Steel is the most common metal alloy in the world. In its simplest form, it consists of iron and varying amounts of carbon. Since both iron and carbon have been known since ancient times, the alloy has been produced in one form or another since long before the birth of Christ. Some of the very first steels were produced in the eastern regions of Africa, around 1400 BC

Iron is the main component of steel, with carbon being a distant second, between 0.2% and 2.14%, depending on the grade. Carbon is the cheapest way to alloy iron, but other metals can be used to enhance the element and to give the metal certain properties. The metal known as cast iron is actually a steel that has a very high carbon content, giving it a lower melting point and greater castability. Steel is known for its strength, which is given to it precisely by the alloying elements.

When iron is in the solid metallic state, the atoms form a crystalline lattice structure. While this structure is quite rigid, there can be imperfections that create small weak points in the metal. The atoms of the alloying elements can fill these microscopic weak spots in the lattice, giving the alloy the flexibility and tensile strength for which it is known.

The modern steel industry produces the metal through the use of what is called the basic oxygen furnace. In these furnaces, pure oxygen passes through the molten iron, lowering the levels of impurities. For this same purpose, detergents called fluxes are also added. The main advantage of this process, in addition to a high quality product, is its speed.

Previous processes included the Bessemer process, where air was forced through molten iron to oxidize impurities.

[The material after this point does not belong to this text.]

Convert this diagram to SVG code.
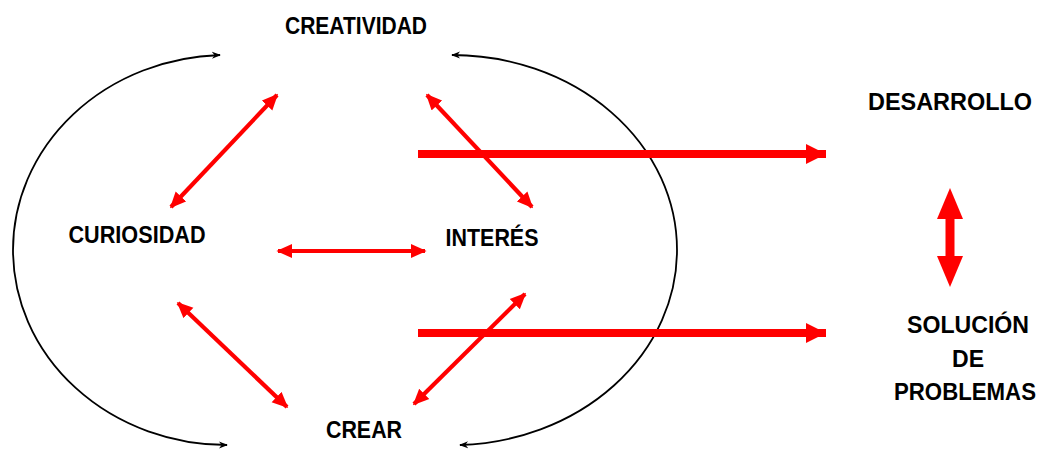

Carbon monoxide is a byproduct of this process, with the other impurities forming waste. The invention of the Bessemer process was particularly notable because it made steel a cheap and mass product. The alloy had been produced by various methods in the Middle Ages and before, but none of them were particularly efficient, nor could they be employed on a large scale.

As steelmaking techniques improved, a wider variety of alloys became available. The use of different metals, such as tungsten and chromium, can create custom metals for very specific applications. The range of properties that steel can impart upon the addition of different elements is seen, for example, in the fact that two such different things as samurai swords and automobiles are both made of iron alloyed with other metals.